Stated problem | Everything from the first line down to the line containing "const rsCASErr = [0.062, 0.088, 0.082, 0.012, 0.058]" is to be retyped exactly, both ends included, with pictures left out.

___ Material ___

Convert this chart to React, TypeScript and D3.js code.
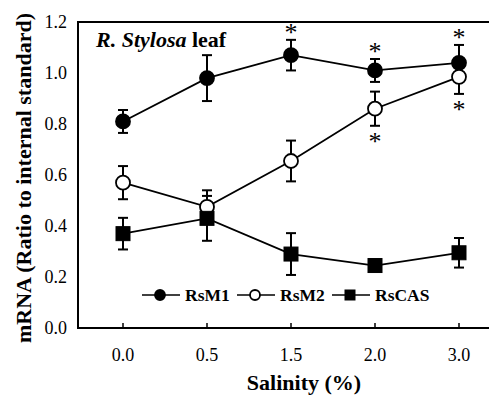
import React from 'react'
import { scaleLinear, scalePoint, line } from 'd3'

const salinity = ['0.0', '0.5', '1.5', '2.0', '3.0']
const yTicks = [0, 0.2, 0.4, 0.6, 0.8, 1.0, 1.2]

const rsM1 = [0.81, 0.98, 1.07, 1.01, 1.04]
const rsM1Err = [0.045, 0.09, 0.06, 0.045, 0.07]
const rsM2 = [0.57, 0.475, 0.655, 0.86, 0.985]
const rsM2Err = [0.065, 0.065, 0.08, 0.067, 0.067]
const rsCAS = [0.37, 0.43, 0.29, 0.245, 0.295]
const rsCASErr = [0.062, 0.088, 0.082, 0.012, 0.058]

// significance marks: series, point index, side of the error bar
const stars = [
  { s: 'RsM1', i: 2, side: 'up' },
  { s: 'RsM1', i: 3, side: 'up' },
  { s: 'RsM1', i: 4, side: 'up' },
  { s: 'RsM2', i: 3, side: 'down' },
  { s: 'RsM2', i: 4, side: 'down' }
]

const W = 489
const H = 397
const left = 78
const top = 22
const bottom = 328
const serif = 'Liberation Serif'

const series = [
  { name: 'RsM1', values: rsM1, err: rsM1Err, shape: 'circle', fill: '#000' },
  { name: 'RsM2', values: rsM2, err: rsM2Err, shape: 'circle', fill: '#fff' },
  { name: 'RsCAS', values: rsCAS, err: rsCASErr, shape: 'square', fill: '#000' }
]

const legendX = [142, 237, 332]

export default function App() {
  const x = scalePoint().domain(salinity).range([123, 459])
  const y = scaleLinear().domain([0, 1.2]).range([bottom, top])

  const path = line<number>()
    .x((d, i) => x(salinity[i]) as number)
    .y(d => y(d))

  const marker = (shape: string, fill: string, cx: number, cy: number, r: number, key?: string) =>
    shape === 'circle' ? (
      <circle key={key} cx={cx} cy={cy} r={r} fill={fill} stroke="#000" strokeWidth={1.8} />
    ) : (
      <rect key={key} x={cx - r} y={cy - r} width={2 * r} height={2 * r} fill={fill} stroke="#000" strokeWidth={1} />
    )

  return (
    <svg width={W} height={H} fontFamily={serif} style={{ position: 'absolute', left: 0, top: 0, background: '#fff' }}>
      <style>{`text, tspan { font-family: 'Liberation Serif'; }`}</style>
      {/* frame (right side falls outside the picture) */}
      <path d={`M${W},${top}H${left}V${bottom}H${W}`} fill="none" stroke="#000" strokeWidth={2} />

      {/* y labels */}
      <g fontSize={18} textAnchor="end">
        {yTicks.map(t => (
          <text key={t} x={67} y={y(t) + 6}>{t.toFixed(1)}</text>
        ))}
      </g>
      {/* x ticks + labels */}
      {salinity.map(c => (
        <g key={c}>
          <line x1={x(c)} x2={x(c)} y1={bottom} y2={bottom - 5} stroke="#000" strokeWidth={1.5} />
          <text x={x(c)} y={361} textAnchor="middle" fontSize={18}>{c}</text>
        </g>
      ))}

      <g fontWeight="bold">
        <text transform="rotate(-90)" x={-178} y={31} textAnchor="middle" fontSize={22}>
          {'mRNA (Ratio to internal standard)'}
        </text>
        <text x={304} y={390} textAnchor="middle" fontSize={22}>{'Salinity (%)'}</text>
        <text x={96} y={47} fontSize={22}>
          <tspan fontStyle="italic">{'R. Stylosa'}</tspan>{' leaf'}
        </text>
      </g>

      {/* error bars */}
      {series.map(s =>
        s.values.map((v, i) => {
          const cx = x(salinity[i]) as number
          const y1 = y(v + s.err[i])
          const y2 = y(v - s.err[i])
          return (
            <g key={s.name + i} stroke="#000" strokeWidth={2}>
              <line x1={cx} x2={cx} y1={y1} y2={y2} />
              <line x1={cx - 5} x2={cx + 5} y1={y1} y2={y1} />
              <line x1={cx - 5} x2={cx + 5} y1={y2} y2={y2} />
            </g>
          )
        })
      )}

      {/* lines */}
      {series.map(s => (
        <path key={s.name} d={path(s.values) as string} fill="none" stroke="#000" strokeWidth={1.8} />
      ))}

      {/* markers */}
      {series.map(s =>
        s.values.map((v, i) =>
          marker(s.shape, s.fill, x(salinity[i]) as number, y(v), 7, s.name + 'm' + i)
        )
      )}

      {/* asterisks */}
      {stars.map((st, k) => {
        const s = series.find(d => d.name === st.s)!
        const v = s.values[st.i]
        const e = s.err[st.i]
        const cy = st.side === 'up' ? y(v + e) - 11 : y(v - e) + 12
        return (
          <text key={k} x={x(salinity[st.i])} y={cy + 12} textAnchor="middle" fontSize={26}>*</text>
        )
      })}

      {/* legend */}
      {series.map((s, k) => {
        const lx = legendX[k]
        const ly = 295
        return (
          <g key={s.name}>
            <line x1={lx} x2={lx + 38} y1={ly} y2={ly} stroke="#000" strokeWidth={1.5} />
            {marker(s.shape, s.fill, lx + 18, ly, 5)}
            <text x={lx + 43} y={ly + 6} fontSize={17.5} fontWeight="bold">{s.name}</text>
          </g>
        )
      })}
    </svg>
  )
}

___

Completed task |
Convert this chart to React, TypeScript and D3.js code.
import React from 'react'
import { scaleLinear, scalePoint, line } from 'd3'

const salinity = ['0.0', '0.5', '1.5', '2.0', '3.0']
const yTicks = [0, 0.2, 0.4, 0.6, 0.8, 1.0, 1.2]

const rsM1 = [0.81, 0.98, 1.07, 1.01, 1.04]
const rsM1Err = [0.045, 0.09, 0.06, 0.045, 0.07]
const rsM2 = [0.57, 0.475, 0.655, 0.86, 0.985]
const rsM2Err = [0.065, 0.065, 0.08, 0.067, 0.067]
const rsCAS = [0.37, 0.43, 0.29, 0.245, 0.295]
const rsCASErr = [0.062, 0.088, 0.082, 0.012, 0.058]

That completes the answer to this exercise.